With the National Commission on Terrorist Attacks Upon the United States beginning two days of hearings in New York on the emergency response to the 2001 tragedy, victims families lined up early wearing oversized pins bearing pictures of their lost loved ones. One held a sign reading, "Never forget."

Commission chairman Thomas Kean warned the audience that the hearing would be "a terrible day as we relive the loss and the terrible devastation."

"We've spoken with hundreds of people about the most painful moments of their lives," commission staff director Philip Zelikow said, reading a report based on those recollections and "the records of those who can no longer help us."

Zelikow warned that the day's testimony "may be painful for you to see and hear."

Indeed, as a lengthy report by Zelikow's staff was read, the audience watched footage of the planes hitting the towers, of firemen climbing the stairs to their deaths and the buildings collapsing.

In one video clip, Fire Capt. Joseph Pfeifer told about seeing his brother – a firefighter who died in the tower – for the last time.

The commission reported that after the planes struck, hundreds of civilians were killed instantly. Hundreds more remained alive but were trapped. They gathered in small groups and sought areas of refuge from thickening smoke.

"Faced with insufferable smoke or fire, and with no prospect for relief, some jumped," the staff report read.

The report and testimony painted a picture of confusion: public address systems and intercoms failing, conflicting information for Trade Center workers who called 911, some workers heading in vain to the roof in hopes of rescue, others told not to evacuate at all, and firefighters and cops unable to talk to each other because they used different radio channels or flooded the same one.

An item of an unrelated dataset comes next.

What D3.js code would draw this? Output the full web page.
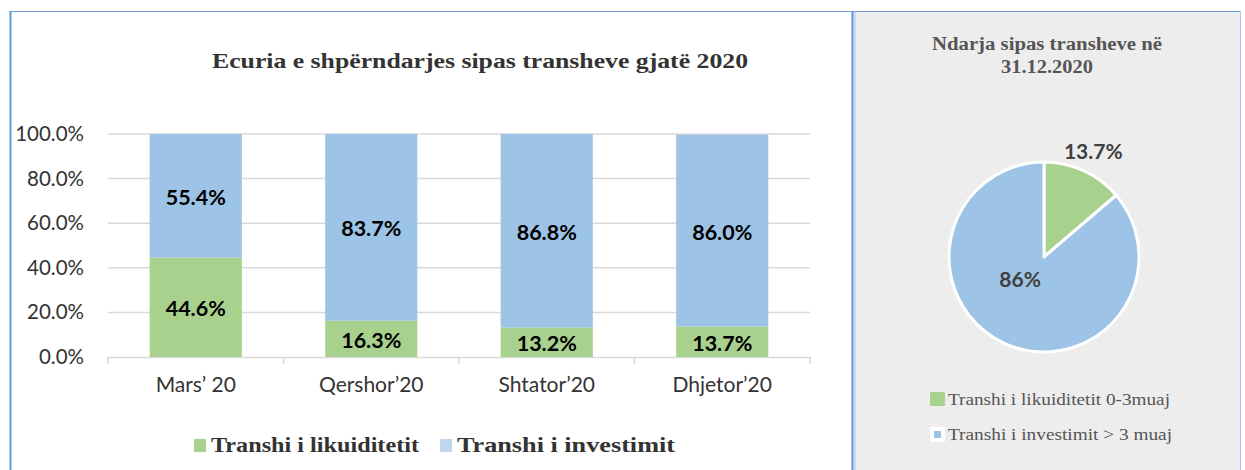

The head of the World Trade Department for the Port Authority, Alan Reiss, said elevators may have stopped working because safety devices activated when the planes hit and shifted the building as much as ten feet in places.

Joseph Morris, a Port Authority Police commander who responded to the disaster, said that as he was racing toward the towers, he recalled the words of James Nachstein, a Port Authority Police commander, during the 1993 bombing: "We were involved in a tidal wave and it was our job not to drown and to bring order to chaos."

But while the commission staff highlighted widespread communication problems on Sept. 11, Reiss said the evacuation went better than he expected – precisely because workers inside the World Trade Center were unaware of the scope of the tragedy in which they were players.

"If they knew what was going on they would perhaps have panicked," he said. "I really expected that people would be trampled to death."